**AVAILABLE DATA**
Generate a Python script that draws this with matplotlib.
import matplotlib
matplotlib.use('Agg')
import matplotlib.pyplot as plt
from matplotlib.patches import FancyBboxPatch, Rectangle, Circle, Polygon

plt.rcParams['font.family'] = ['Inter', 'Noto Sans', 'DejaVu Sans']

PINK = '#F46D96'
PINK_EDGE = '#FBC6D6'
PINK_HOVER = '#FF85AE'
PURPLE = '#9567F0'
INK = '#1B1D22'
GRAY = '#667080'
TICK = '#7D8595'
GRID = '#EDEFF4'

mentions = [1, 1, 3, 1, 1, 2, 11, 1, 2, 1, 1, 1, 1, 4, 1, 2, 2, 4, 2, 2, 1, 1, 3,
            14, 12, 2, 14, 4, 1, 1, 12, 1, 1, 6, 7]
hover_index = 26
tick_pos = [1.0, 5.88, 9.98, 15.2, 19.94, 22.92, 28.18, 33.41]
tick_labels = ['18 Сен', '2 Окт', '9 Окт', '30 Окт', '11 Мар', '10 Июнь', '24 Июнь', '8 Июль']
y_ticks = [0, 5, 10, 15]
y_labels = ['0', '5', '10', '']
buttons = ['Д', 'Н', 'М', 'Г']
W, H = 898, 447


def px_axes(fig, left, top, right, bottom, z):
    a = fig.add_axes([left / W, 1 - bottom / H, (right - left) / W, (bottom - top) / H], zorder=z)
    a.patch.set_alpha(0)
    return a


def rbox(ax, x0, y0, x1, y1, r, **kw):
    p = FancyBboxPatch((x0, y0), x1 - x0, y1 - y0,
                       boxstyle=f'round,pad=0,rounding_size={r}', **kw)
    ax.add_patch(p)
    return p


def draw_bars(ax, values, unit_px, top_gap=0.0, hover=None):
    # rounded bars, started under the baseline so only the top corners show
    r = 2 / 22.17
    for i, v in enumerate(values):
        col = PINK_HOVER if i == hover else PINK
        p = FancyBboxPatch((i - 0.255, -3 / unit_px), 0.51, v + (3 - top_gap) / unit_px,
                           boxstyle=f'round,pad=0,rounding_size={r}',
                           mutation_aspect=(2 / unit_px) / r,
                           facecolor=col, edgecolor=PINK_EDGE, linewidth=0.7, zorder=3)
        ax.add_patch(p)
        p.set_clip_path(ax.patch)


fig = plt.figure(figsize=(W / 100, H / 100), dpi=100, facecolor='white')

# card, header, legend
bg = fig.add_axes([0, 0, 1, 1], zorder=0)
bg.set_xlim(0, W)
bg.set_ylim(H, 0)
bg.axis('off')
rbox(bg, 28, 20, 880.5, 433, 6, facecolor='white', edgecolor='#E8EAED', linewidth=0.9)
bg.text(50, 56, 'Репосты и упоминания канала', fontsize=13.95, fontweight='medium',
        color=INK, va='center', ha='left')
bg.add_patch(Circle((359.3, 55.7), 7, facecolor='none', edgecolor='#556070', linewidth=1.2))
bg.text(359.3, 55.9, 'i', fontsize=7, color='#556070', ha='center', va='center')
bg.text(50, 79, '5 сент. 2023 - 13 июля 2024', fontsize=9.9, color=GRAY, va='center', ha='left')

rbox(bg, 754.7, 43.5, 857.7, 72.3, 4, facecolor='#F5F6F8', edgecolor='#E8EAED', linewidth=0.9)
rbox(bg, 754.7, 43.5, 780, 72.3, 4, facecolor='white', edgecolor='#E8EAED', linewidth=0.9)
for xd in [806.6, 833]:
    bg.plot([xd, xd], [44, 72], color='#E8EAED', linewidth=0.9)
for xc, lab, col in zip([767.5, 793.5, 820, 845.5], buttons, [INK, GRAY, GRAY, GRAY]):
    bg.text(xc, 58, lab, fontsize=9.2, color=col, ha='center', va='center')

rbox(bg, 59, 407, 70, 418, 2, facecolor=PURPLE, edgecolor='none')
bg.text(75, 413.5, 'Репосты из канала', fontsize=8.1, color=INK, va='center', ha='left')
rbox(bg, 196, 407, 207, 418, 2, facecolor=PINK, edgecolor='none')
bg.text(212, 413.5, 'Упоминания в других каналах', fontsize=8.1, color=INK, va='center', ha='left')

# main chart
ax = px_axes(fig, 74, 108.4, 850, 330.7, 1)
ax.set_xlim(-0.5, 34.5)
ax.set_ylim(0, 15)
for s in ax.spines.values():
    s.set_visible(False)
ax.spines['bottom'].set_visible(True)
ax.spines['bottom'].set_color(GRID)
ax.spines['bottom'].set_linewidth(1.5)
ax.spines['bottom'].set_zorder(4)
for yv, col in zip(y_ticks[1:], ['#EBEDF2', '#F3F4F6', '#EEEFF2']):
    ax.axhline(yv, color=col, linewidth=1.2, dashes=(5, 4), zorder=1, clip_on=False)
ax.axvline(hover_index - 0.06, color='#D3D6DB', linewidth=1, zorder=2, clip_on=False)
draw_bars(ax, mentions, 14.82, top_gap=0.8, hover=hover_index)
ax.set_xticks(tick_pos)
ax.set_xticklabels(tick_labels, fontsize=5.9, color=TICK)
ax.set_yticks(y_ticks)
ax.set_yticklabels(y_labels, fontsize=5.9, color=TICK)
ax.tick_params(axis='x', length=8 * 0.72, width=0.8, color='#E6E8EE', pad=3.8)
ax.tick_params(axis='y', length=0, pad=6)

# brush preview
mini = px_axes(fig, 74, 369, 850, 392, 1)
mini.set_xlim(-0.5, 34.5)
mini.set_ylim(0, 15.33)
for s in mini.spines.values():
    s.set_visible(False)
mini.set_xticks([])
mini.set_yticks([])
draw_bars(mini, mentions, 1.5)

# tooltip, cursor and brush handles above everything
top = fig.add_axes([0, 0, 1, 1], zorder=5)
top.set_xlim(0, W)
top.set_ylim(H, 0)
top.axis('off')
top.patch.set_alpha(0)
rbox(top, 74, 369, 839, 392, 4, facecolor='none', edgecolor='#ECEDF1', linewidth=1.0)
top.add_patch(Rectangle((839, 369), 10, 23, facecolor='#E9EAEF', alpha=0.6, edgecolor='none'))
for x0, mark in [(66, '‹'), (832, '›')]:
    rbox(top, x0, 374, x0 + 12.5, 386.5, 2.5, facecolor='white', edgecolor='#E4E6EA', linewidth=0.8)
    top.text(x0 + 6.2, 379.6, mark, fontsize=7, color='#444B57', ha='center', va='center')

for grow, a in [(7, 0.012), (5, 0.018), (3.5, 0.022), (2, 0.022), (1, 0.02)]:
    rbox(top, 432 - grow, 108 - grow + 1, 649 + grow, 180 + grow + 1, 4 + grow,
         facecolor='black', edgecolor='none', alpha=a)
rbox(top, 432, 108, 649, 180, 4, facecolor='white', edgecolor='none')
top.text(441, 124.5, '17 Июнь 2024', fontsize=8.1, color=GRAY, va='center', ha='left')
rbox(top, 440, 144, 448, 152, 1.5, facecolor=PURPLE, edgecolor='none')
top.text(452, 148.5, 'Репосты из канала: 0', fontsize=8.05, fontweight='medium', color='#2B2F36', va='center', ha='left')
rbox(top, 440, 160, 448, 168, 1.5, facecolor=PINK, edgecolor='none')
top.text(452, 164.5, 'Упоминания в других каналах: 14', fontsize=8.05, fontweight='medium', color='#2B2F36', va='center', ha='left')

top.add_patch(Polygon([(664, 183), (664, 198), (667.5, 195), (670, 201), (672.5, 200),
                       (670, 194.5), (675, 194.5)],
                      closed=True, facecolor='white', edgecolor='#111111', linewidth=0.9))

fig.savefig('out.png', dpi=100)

**PROBLEM**
Extract the data in full. Keep it word for word.

**TASK SOLUTION**
Generate a Python script that draws this with matplotlib.
import matplotlib
matplotlib.use('Agg')
import matplotlib.pyplot as plt
from matplotlib.patches import FancyBboxPatch, Rectangle, Circle, Polygon

plt.rcParams['font.family'] = ['Inter', 'Noto Sans', 'DejaVu Sans']

PINK = '#F46D96'
PINK_EDGE = '#FBC6D6'
PINK_HOVER = '#FF85AE'
PURPLE = '#9567F0'
INK = '#1B1D22'
GRAY = '#667080'
TICK = '#7D8595'
GRID = '#EDEFF4'

mentions = [1, 1, 3, 1, 1, 2, 11, 1, 2, 1, 1, 1, 1, 4, 1, 2, 2, 4, 2, 2, 1, 1, 3,
            14, 12, 2, 14, 4, 1, 1, 12, 1, 1, 6, 7]
hover_index = 26
tick_pos = [1.0, 5.88, 9.98, 15.2, 19.94, 22.92, 28.18, 33.41]
tick_labels = ['18 Сен', '2 Окт', '9 Окт', '30 Окт', '11 Мар', '10 Июнь', '24 Июнь', '8 Июль']
y_ticks = [0, 5, 10, 15]
y_labels = ['0', '5', '10', '']
buttons = ['Д', 'Н', 'М', 'Г']
W, H = 898, 447


def px_axes(fig, left, top, right, bottom, z):
    a = fig.add_axes([left / W, 1 - bottom / H, (right - left) / W, (bottom - top) / H], zorder=z)
    a.patch.set_alpha(0)
    return a


def rbox(ax, x0, y0, x1, y1, r, **kw):
    p = FancyBboxPatch((x0, y0), x1 - x0, y1 - y0,
                       boxstyle=f'round,pad=0,rounding_size={r}', **kw)
    ax.add_patch(p)
    return p


def draw_bars(ax, values, unit_px, top_gap=0.0, hover=None):
    # rounded bars, started under the baseline so only the top corners show
    r = 2 / 22.17
    for i, v in enumerate(values):
        col = PINK_HOVER if i == hover else PINK
        p = FancyBboxPatch((i - 0.255, -3 / unit_px), 0.51, v + (3 - top_gap) / unit_px,
                           boxstyle=f'round,pad=0,rounding_size={r}',
                           mutation_aspect=(2 / unit_px) / r,
                           facecolor=col, edgecolor=PINK_EDGE, linewidth=0.7, zorder=3)
        ax.add_patch(p)
        p.set_clip_path(ax.patch)


fig = plt.figure(figsize=(W / 100, H / 100), dpi=100, facecolor='white')

# card, header, legend
bg = fig.add_axes([0, 0, 1, 1], zorder=0)
bg.set_xlim(0, W)
bg.set_ylim(H, 0)
bg.axis('off')
rbox(bg, 28, 20, 880.5, 433, 6, facecolor='white', edgecolor='#E8EAED', linewidth=0.9)
bg.text(50, 56, 'Репосты и упоминания канала', fontsize=13.95, fontweight='medium',
        color=INK, va='center', ha='left')
bg.add_patch(Circle((359.3, 55.7), 7, facecolor='none', edgecolor='#556070', linewidth=1.2))
bg.text(359.3, 55.9, 'i', fontsize=7, color='#556070', ha='center', va='center')
bg.text(50, 79, '5 сент. 2023 - 13 июля 2024', fontsize=9.9, color=GRAY, va='center', ha='left')

rbox(bg, 754.7, 43.5, 857.7, 72.3, 4, facecolor='#F5F6F8', edgecolor='#E8EAED', linewidth=0.9)
rbox(bg, 754.7, 43.5, 780, 72.3, 4, facecolor='white', edgecolor='#E8EAED', linewidth=0.9)
for xd in [806.6, 833]:
    bg.plot([xd, xd], [44, 72], color='#E8EAED', linewidth=0.9)
for xc, lab, col in zip([767.5, 793.5, 820, 845.5], buttons, [INK, GRAY, GRAY, GRAY]):
    bg.text(xc, 58, lab, fontsize=9.2, color=col, ha='center', va='center')

rbox(bg, 59, 407, 70, 418, 2, facecolor=PURPLE, edgecolor='none')
bg.text(75, 413.5, 'Репосты из канала', fontsize=8.1, color=INK, va='center', ha='left')
rbox(bg, 196, 407, 207, 418, 2, facecolor=PINK, edgecolor='none')
bg.text(212, 413.5, 'Упоминания в других каналах', fontsize=8.1, color=INK, va='center', ha='left')

# main chart
ax = px_axes(fig, 74, 108.4, 850, 330.7, 1)
ax.set_xlim(-0.5, 34.5)
ax.set_ylim(0, 15)
for s in ax.spines.values():
    s.set_visible(False)
ax.spines['bottom'].set_visible(True)
ax.spines['bottom'].set_color(GRID)
ax.spines['bottom'].set_linewidth(1.5)
ax.spines['bottom'].set_zorder(4)
for yv, col in zip(y_ticks[1:], ['#EBEDF2', '#F3F4F6', '#EEEFF2']):
    ax.axhline(yv, color=col, linewidth=1.2, dashes=(5, 4), zorder=1, clip_on=False)
ax.axvline(hover_index - 0.06, color='#D3D6DB', linewidth=1, zorder=2, clip_on=False)
draw_bars(ax, mentions, 14.82, top_gap=0.8, hover=hover_index)
ax.set_xticks(tick_pos)
ax.set_xticklabels(tick_labels, fontsize=5.9, color=TICK)
ax.set_yticks(y_ticks)
ax.set_yticklabels(y_labels, fontsize=5.9, color=TICK)
ax.tick_params(axis='x', length=8 * 0.72, width=0.8, color='#E6E8EE', pad=3.8)
ax.tick_params(axis='y', length=0, pad=6)

# brush preview
mini = px_axes(fig, 74, 369, 850, 392, 1)
mini.set_xlim(-0.5, 34.5)
mini.set_ylim(0, 15.33)
for s in mini.spines.values():
    s.set_visible(False)
mini.set_xticks([])
mini.set_yticks([])
draw_bars(mini, mentions, 1.5)

# tooltip, cursor and brush handles above everything
top = fig.add_axes([0, 0, 1, 1], zorder=5)
top.set_xlim(0, W)
top.set_ylim(H, 0)
top.axis('off')
top.patch.set_alpha(0)
rbox(top, 74, 369, 839, 392, 4, facecolor='none', edgecolor='#ECEDF1', linewidth=1.0)
top.add_patch(Rectangle((839, 369), 10, 23, facecolor='#E9EAEF', alpha=0.6, edgecolor='none'))
for x0, mark in [(66, '‹'), (832, '›')]:
    rbox(top, x0, 374, x0 + 12.5, 386.5, 2.5, facecolor='white', edgecolor='#E4E6EA', linewidth=0.8)
    top.text(x0 + 6.2, 379.6, mark, fontsize=7, color='#444B57', ha='center', va='center')

for grow, a in [(7, 0.012), (5, 0.018), (3.5, 0.022), (2, 0.022), (1, 0.02)]:
    rbox(top, 432 - grow, 108 - grow + 1, 649 + grow, 180 + grow + 1, 4 + grow,
         facecolor='black', edgecolor='none', alpha=a)
rbox(top, 432, 108, 649, 180, 4, facecolor='white', edgecolor='none')
top.text(441, 124.5, '17 Июнь 2024', fontsize=8.1, color=GRAY, va='center', ha='left')
rbox(top, 440, 144, 448, 152, 1.5, facecolor=PURPLE, edgecolor='none')
top.text(452, 148.5, 'Репосты из канала: 0', fontsize=8.05, fontweight='medium', color='#2B2F36', va='center', ha='left')
rbox(top, 440, 160, 448, 168, 1.5, facecolor=PINK, edgecolor='none')
top.text(452, 164.5, 'Упоминания в других каналах: 14', fontsize=8.05, fontweight='medium', color='#2B2F36', va='center', ha='left')

top.add_patch(Polygon([(664, 183), (664, 198), (667.5, 195), (670, 201), (672.5, 200),
                       (670, 194.5), (675, 194.5)],
                      closed=True, facecolor='white', edgecolor='#111111', linewidth=0.9))

fig.savefig('out.png', dpi=100)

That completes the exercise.